SOURCE MATERIAL:
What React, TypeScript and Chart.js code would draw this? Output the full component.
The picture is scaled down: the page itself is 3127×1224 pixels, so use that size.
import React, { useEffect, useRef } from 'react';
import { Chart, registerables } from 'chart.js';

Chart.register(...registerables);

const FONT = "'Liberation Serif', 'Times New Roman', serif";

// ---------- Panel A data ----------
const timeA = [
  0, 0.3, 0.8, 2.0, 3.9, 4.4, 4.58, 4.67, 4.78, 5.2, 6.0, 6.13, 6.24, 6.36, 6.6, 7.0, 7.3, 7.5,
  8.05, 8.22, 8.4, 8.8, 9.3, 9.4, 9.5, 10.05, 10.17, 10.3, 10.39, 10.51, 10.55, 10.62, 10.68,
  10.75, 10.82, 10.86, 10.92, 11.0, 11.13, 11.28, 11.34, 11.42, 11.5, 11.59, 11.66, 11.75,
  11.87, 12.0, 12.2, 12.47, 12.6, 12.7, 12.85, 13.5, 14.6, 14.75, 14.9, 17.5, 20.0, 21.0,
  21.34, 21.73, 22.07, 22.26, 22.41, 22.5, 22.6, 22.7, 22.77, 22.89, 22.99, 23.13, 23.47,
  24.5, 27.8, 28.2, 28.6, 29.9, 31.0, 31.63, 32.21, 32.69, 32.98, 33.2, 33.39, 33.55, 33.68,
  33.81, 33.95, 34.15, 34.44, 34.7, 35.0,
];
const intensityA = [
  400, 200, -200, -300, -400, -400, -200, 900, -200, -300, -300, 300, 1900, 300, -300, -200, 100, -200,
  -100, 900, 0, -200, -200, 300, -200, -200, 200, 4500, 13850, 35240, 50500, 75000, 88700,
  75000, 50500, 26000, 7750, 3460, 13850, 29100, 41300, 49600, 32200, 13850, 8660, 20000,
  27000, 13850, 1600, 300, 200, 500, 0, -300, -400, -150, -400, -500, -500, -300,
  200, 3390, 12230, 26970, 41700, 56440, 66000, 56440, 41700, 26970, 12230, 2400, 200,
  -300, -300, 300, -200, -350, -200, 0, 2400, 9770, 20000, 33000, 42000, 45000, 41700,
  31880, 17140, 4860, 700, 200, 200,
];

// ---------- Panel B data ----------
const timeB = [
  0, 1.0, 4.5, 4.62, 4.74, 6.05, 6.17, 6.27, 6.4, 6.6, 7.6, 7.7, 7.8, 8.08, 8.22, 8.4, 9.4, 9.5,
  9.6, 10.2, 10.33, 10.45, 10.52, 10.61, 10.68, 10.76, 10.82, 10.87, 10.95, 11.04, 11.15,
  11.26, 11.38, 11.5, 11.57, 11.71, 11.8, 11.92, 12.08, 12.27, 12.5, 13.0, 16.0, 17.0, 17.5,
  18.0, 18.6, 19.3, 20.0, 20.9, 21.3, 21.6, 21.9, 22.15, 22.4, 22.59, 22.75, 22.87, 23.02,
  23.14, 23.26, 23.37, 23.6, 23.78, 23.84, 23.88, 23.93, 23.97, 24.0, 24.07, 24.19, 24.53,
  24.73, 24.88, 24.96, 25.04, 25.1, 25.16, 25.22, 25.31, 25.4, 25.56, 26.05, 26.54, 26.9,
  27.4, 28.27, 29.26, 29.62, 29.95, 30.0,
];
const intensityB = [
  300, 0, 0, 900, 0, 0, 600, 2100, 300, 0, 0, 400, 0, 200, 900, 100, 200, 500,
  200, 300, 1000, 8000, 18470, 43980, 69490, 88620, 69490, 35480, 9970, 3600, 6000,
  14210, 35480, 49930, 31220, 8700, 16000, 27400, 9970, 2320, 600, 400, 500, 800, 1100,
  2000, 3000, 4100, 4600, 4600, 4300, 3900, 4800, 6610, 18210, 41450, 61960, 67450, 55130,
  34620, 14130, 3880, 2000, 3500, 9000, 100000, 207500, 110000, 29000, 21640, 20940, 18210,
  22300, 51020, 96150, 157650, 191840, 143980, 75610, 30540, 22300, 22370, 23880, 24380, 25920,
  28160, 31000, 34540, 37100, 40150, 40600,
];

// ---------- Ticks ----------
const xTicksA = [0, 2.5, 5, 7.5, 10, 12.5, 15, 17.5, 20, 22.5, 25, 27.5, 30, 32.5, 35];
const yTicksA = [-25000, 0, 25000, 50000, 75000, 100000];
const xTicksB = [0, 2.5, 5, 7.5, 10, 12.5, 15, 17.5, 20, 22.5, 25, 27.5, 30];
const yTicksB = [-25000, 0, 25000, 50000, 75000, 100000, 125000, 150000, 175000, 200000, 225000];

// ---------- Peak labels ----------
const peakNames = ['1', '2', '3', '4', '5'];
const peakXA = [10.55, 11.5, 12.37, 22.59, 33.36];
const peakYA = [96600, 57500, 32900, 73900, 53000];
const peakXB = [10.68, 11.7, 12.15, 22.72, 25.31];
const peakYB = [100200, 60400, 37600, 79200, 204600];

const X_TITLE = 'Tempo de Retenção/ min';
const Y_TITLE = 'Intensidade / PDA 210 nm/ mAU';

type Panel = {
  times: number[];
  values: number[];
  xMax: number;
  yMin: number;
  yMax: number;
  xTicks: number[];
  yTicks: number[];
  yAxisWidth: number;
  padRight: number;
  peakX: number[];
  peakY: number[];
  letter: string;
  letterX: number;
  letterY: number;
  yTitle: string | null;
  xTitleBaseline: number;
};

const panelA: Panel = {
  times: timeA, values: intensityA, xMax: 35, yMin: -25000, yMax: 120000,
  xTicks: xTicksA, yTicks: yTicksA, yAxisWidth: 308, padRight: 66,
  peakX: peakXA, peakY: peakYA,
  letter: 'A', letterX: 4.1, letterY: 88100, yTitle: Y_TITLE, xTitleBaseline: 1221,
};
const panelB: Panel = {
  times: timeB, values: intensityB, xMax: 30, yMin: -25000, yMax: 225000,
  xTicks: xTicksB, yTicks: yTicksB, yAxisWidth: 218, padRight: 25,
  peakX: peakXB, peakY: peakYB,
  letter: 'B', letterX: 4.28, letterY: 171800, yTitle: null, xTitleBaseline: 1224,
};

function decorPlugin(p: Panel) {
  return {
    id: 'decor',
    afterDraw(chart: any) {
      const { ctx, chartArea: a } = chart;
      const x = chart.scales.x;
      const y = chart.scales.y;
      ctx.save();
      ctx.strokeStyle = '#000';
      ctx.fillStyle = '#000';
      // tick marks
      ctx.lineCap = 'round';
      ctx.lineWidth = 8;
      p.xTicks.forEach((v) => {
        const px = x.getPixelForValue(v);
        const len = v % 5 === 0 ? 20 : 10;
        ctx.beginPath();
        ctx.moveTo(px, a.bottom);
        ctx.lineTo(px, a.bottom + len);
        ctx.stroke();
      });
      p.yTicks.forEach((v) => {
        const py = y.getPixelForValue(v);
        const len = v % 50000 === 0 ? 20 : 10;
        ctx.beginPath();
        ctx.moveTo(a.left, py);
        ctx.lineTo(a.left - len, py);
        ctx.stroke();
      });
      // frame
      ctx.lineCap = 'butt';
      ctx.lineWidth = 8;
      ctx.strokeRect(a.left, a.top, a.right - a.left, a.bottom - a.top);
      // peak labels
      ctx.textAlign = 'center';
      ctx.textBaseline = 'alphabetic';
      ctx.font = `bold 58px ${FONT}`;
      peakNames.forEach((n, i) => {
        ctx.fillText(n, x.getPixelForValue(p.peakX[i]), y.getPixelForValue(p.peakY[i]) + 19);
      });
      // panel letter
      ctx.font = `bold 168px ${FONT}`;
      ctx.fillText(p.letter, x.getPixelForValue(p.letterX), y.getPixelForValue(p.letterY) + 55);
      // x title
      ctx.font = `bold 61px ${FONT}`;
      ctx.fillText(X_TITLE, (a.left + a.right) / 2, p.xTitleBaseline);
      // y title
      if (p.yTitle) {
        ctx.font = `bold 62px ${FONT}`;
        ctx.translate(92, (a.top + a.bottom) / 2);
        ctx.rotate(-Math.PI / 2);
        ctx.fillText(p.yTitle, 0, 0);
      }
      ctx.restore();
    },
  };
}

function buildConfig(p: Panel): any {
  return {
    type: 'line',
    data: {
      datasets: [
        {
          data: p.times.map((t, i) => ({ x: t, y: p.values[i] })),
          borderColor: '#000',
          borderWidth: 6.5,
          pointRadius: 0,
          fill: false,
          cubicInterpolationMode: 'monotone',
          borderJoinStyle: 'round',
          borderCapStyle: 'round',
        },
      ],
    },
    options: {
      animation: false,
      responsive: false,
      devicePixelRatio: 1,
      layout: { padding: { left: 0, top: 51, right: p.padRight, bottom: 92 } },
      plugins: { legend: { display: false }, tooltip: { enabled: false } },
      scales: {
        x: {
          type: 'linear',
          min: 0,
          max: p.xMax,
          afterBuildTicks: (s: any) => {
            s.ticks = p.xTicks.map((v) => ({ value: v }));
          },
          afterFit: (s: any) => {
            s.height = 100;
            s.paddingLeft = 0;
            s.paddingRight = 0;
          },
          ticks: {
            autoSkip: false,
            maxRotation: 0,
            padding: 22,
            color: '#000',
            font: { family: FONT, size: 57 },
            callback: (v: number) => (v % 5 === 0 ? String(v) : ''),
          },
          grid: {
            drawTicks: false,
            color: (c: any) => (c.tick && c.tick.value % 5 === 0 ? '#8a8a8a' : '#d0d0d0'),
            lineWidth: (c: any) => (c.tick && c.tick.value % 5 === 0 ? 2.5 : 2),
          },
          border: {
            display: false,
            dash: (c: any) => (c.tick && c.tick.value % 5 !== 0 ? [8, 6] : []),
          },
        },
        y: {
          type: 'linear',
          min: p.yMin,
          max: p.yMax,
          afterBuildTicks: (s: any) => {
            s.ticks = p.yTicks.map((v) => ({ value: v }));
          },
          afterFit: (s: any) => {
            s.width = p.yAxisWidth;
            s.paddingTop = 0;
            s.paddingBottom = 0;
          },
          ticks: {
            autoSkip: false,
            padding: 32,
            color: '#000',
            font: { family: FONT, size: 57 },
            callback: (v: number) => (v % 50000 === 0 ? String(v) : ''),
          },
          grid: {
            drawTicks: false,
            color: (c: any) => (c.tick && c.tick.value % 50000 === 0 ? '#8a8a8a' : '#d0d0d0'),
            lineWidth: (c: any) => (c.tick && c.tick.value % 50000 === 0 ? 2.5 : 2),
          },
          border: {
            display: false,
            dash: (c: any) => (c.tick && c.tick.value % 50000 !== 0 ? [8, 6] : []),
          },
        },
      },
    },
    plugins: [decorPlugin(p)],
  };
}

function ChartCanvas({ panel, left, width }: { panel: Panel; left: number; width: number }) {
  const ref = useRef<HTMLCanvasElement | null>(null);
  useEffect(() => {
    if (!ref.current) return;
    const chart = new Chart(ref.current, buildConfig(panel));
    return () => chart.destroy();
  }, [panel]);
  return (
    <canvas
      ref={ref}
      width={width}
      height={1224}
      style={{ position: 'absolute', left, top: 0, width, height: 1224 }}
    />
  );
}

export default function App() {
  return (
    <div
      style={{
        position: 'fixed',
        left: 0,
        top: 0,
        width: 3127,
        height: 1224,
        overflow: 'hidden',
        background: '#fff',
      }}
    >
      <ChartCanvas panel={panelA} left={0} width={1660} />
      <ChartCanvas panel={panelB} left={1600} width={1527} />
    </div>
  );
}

TASK OBJECTIVE:
Repeat exactly, please, each line from the beginning of the data through the line with "Chart.register(...registerables);" in it, and only those lines.

RESULT OF THE EXERCISE:
What React, TypeScript and Chart.js code would draw this? Output the full component.
The picture is scaled down: the page itself is 3127×1224 pixels, so use that size.
import React, { useEffect, useRef } from 'react';
import { Chart, registerables } from 'chart.js';

Chart.register(...registerables);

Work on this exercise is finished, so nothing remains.